But the creators of the metric system were idiots when they created Kilometers that did not divide evenly into degrees of Latitude.
Thus Knots and Nautical miles are here to stay.
Only exactly on the poles. Not somewhere else. Which is, sadly, most of the planet.
In 1700, nautical miles was really a huge improvement over all possible alternatives, since GPS, VOR, TACAN or INS did not exist back then. Today it is pretty antique. But still better than the US units for mass, weight and volume.
---------- Post added at 03:53 PM ---------- Previous post was at 03:47 PM ----------
Well, if one of the debris impacts the fuel tank, another engine chamber or something like that you could end up with Challenger: Rocket Edition, as I stated before I think that an explosion like that in Engine 5 would end in something like that.
So if there are humans in the Dragon and you don't want to put their lifes at stake you should better abort than being sorry afterwards.

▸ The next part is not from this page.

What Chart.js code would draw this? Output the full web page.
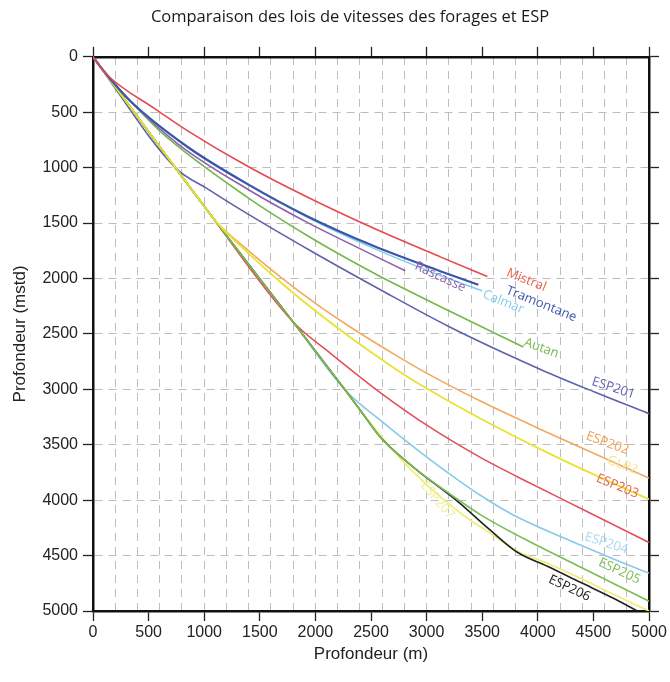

Still can be prevented by ballistic blankets between the engines, proper placement of prevalves and the use of low energy density rocket engines. The turbines of the Merlin are still magnitudes less powerful than the turbines of a SSME. When a Merlin engine explodes, its a small bang. When a SSME HPOTP explodes, it's a real big bang. Hydrogen rich exhaust mixing with gaseous oxygen, Titan reaching the temperature at which it reacts to Titanoxide, etc... not nice. Thus the expensive effort into preventing explosions in first place, by expensive maintenance and expensive health monitoring computers.
The Merlin engine is a lot different in that aspect, its failure could really be isolated to affect only one engine.But if you have problems getting the problem automatically isolated from the rest of the spacecraft, you should really abort ASAP.
---------- Post added at 03:58 PM ---------- Previous post was at 03:53 PM ----------
All the debris flying around in the slow-motion don't look like an shut-down:shifty:.
Fourth flight, first engine failure inflight, would make a 1:40 probability, let's hope that's that high because of the low number of launches...
You don't want to know how it would look without shutdown sequence already in progress.

Maybe it was a piece of the nozzle or an overheated injector failure, there are many possibilities, one part there looked like the aerodynamic fairing of the engine compartment. Very likely a turbine failure by the slow-motion, though this isn't the cause, only the symptom.
Also about reliability, remember the
bathtub curve. In the beginning and towards the end of the lifecycle, you have most problems, between it you have a low plateau. Just look at the early failures of the Ariane 5. No comparison to today.